- Born: 30 June 1981 (age 45) Lagos
- Other name: also referred to as IBO
- Occupation: Politician
- Political party: All Progressives Congress (APC)
- Other political affiliations: Peoples Democratic Party
- Website: https://ibo.org.ng/

= Ibrahim Babajide Obanikoro =

Nigerian Politician

Ibrahim Babajide Obanikoro (often referred to as IBO) is a Nigerian politician.

== Early life, education and career ==
Ibrahim Babajide Obanikoro was born on 30 June 1981 in Lagos, Nigeria. His father, Musiliu Obanikoro, is a former Nigerian senator and has served as Minister of State for Defence, He attended King's College, Lagos, Nigeria, before pursuing higher education in the United States. He obtained a Bachelor of Science degree in Political science from St. Cloud State University in Minnesota, USA, and also earned a Master's degree in Public administration (MPA) from Pace University in New York.

While studying in the US, he gained knowledge and skills in Criminal justice administration and completed an internship at the Courthouse in St. Cloud University, Minnesota. He served as an Assistant Liaison Officer under Commissioner Turner at the Brooklyn Borough Districts. Additionally, he worked as a Graduate Assistant at Pace University in New York.
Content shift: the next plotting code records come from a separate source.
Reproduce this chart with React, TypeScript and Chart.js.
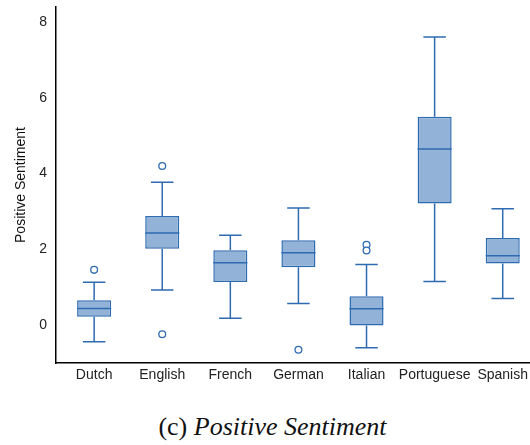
import React, { useEffect, useRef } from "react";
import { Chart, registerables } from "chart.js";

Chart.register(...registerables);

// Languages on the x axis
const languages = ["Dutch", "English", "French", "German", "Italian", "Portuguese", "Spanish"];

// Five-number summaries per language
const whiskerLow = [-0.44, 0.93, 0.18, 0.57, -0.6, 1.15, 0.7];
const quartile1 = [0.22, 2.02, 1.14, 1.53, -0.01, 3.21, 1.63];
const medians = [0.44, 2.43, 1.65, 1.91, 0.43, 4.65, 1.83];
const quartile3 = [0.66, 2.88, 1.98, 2.24, 0.76, 5.5, 2.3];
const whiskerHigh = [1.13, 3.77, 2.37, 3.09, 1.6, 7.61, 3.07];

// Points beyond the whiskers
const outlierLanguages = ["Dutch", "English", "English", "German", "Italian", "Italian"];
const outlierValues = [1.46, 4.2, -0.24, -0.65, 2.12, 1.97];

// Y axis ticks
const yTicks = [0, 2, 4, 6, 8];

const BOX_FILL = "#92b3d7";
const BOX_LINE = "#2e6bb1";

const whiskerPlugin = {
  id: "whiskers",
  afterDatasetsDraw(chart: any) {
    const { ctx } = chart;
    const x = chart.scales.x;
    const y = chart.scales.y;
    const boxes = chart.getDatasetMeta(0).data;
    ctx.save();
    ctx.strokeStyle = BOX_LINE;
    ctx.lineWidth = 1.5;
    languages.forEach((_, i) => {
      const cx = x.getPixelForValue(i);
      const half = boxes[i] ? boxes[i].width / 2 : 17;
      const cap = half * 0.66;
      const yLow = y.getPixelForValue(whiskerLow[i]);
      const yQ1 = y.getPixelForValue(quartile1[i]);
      const yMed = y.getPixelForValue(medians[i]);
      const yQ3 = y.getPixelForValue(quartile3[i]);
      const yHigh = y.getPixelForValue(whiskerHigh[i]);
      ctx.beginPath();
      // whiskers
      ctx.moveTo(cx, yQ3);
      ctx.lineTo(cx, yHigh);
      ctx.moveTo(cx, yQ1);
      ctx.lineTo(cx, yLow);
      // caps
      ctx.moveTo(cx - cap, yHigh);
      ctx.lineTo(cx + cap, yHigh);
      ctx.moveTo(cx - cap, yLow);
      ctx.lineTo(cx + cap, yLow);
      // median
      ctx.moveTo(cx - half, yMed);
      ctx.lineTo(cx + half, yMed);
      ctx.stroke();
    });
    ctx.restore();
  },
};

export default function App() {
  const canvasRef = useRef<HTMLCanvasElement>(null);

  useEffect(() => {
    if (!canvasRef.current) return;
    const font = { family: "'Liberation Sans', Arial, sans-serif", size: 14 };
    const chart = new Chart(canvasRef.current, {
      type: "bar",
      data: {
        datasets: [
          {
            type: "bar",
            data: languages.map((_, i) => ({ x: i, y: [quartile1[i], quartile3[i]] })) as any,
            backgroundColor: BOX_FILL,
            borderColor: BOX_LINE,
            borderWidth: 1.5,
            borderSkipped: false,
            barPercentage: 0.5,
            categoryPercentage: 1,
            order: 2,
          },
          {
            type: "line",
            data: outlierLanguages.map((l, i) => ({ x: languages.indexOf(l), y: outlierValues[i] })) as any,
            showLine: false,
            pointStyle: "circle",
            pointRadius: 3.4,
            pointBorderWidth: 1.3,
            pointBorderColor: BOX_LINE,
            pointBackgroundColor: "#ffffff",
            order: 1,
          },
        ],
      },
      options: {
        responsive: false,
        animation: false,
        events: [],
        devicePixelRatio: 1,
        layout: { padding: { top: 7, right: 8, left: 0, bottom: 0 } },
        plugins: { legend: { display: false }, tooltip: { enabled: false } },
        scales: {
          x: {
            type: "linear",
            min: -0.56,
            max: 6.43,
            offset: false,
            grid: { display: false, drawTicks: false },
            border: { display: true, color: "#000000", width: 1.5 },
            afterBuildTicks: (s: any) => {
              s.ticks = languages.map((_, i) => ({ value: i }));
            },
            ticks: {
              color: "#222222",
              padding: 4,
              font,
              maxRotation: 0,
              autoSkip: false,
              callback: (v: any) => languages[Number(v)] ?? "",
            },
            afterFit: (s: any) => {
              s.height = 37;
              s.paddingLeft = 0;
              s.paddingRight = 0;
            },
          },
          y: {
            type: "linear",
            min: -1,
            max: 8.4,
            grid: { display: false, drawTicks: false },
            border: { display: true, color: "#000000", width: 1.5 },
            afterBuildTicks: (s: any) => {
              s.ticks = yTicks.map((v) => ({ value: v }));
            },
            ticks: {
              color: "#222222",
              padding: 9,
              font,
            },
            title: {
              display: true,
              text: "Positive Sentiment",
              color: "#111111",
              padding: { top: 13, bottom: 0 },
              font,
            },
            afterFit: (s: any) => {
              s.width = 56;
              s.paddingTop = 0;
              s.paddingBottom = 0;
            },
          },
        },
      },
      plugins: [whiskerPlugin],
    });
    return () => chart.destroy();
  }, []);

  return (
    <div
      style={{
        position: "fixed",
        left: 0,
        top: 0,
        width: 530,
        height: 445,
        overflow: "hidden",
        background: "#ffffff",
      }}
    >
      <canvas ref={canvasRef} width={540} height={400} style={{ display: "block", width: 540, height: 400 }} />
      <div
        style={{
          position: "absolute",
          left: 0,
          top: 414,
          width: 545,
          textAlign: "center",
          fontFamily: "'Liberation Serif', 'Times New Roman', serif",
          fontSize: 26,
          lineHeight: "26px",
          color: "#111111",
          whiteSpace: "nowrap",
        }}
      >
        (c) <i>Positive Sentiment</i>
      </div>
    </div>
  );
}
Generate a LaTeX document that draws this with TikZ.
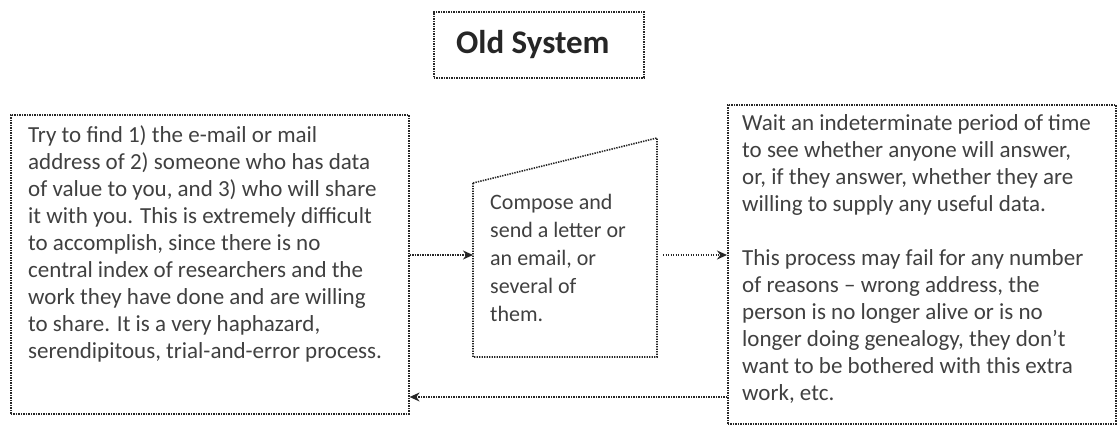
\documentclass[tikz,border=0pt]{standalone}
\usepackage{fontspec}
\setmainfont{Carlito}
\usetikzlibrary{arrows.meta}
\begin{document}
\begin{tikzpicture}[x=1pt,y=-1pt,
  dotline/.style={draw=black!85, line width=1.6pt, dash pattern=on 1.4pt off 1.1pt},
  box/.style={dotline, rectangle, inner sep=0pt, anchor=north west},
  txt/.style={anchor=north west, align=left, inner sep=0pt, text=black!75, font=\fontsize{23}{27}\selectfont},
  conn/.style={dotline, -{Stealth[length=10pt,width=9pt]}, shorten >=0pt}]
\useasboundingbox (0,0) rectangle (1117,433);
% title
\node[box, minimum width=210pt, minimum height=66pt] (title) at (433,11) {};
\node[font=\fontsize{33}{38}\selectfont\bfseries, text=black!85] (titletxt) at ([xshift=-6pt]title.center) {Old System};
% left box
\node[box, minimum width=398pt, minimum height=299pt] (lbox) at (10,114) {};
\node[txt] (ltxt) at (28,125) {Try to find 1) the e-mail or mail\\address of 2) someone who has data\\of value to you, and 3) who will share\\it with you. This is extremely difficult\\to accomplish, since there is no\\central index of researchers and the\\work they have done and are willing\\to share. It is a very haphazard,\\serendipitous, trial-and-error process.};
% trapezoid
\coordinate (ttl) at (473,183);
\coordinate (ttr) at (657,138);
\coordinate (tbr) at (657,357);
\coordinate (tbl) at (473,357);
\draw[dotline] (ttl) -- (ttr) -- (tbr) -- (tbl) -- cycle;
\node[txt, font=\fontsize{22}{28}\selectfont] (mtxt) at (490,194) {Compose and\\send a letter or\\an email, or\\several of\\them.};
\coordinate (tzL) at (473,255);
\coordinate (tzR) at (663,255);
% right box
\node[box, minimum width=388pt, minimum height=319pt] (rbox) at (727,104) {};
\node[txt] (rtxt) at (742,114) {Wait an indeterminate period of time\\to see whether anyone will answer,\\or, if they answer, whether they are\\willing to supply any useful data.\\[27pt]This process may fail for any number\\of reasons -- wrong address, the\\person is no longer alive or is no\\longer doing genealogy, they don't\\want to be bothered with this extra\\work, etc.};
\coordinate (ret) at (727,397);
% connectors
\draw[conn] (lbox.east |- tzL) -- (tzL);
\draw[conn] (tzR) -- (rbox.west |- tzR);
\draw[conn] (ret) -- (lbox.east |- ret);
\end{tikzpicture}
\end{document}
After completing his education in the US, Babajide returned to Nigeria, where he had his compulsory National Youth Service Corps (NYSC) with Zenith Bank PLC. He was retained as an Executive assistant in the bank and later joined MOB Integrated Services Nigeria Limited, where he rose to the position of Executive director. He founded Ejide Farms and Ilori Farm House that specialise in the production of tilapia fish, cows, and rams.

== Political career ==
Ibrahim Bababjide Obanikoro began his political journey at the age of 29 in 2011 when he ran for the Lagos State House of Assembly as the representative for Eti-Osa Constituency II, under the platform of the People's Democratic Party (PDP), which he lost. He later contested for the Chairmanship position of the Ikoyi/Obalende Local Council Development Area and was declared the winner. However, his victory was eventually nullified by an Appeal Court verdict on technical grounds.

In February 2018, Babajide joined the ruling party, the All Progressives Congress (APC). In line with the "Not-Too-Young-To-Run" movement, in the 2019 general election, he contested for the House of Representatives seat in his constituency – Eti-Osa Federal Constituency – under the APC banner and was elected. He was subsequently inaugurated as a member of the Young Parliamentarians Forum (YPF) of the 9th National Assembly and elected deputy chairman.

As a member of the House of Representatives, he launched an empowerment program that provided financial grants to petty traders, motorbikes to resident associations, and security operatives to aid their community security efforts. He facilitated many legislative programs that was sponsored by the Small and Medium Scale Enterprises Agency of Nigeria (SMEDAN) to combat poverty and promote human capital development in Eti-Osa. He also distributed over 1,000 laptops to students, resident associations, and the Nigeria Police in his constituency.

However, Obanikoro lost his bid for re-election to the Eti-Osa House of Representatives seat to the candidate of the Labour Party, Attah Thaddeus.

== Constituency ticket controversy ==
In May 2022, a controversy arose following the All Progressives Congress (APC) House of Representatives ticket primaries for the Eti-Osa constituency on the Federal House of Representatives. Ibrahim Babajide Obanikoro lost his bid for a second term by 23 votes to Oyekanmi Elegushi, who secured 25 votes.

However, Elegushi displayed deference to the party's leadership and voluntarily withdrew his candidacy, resolving the controversy.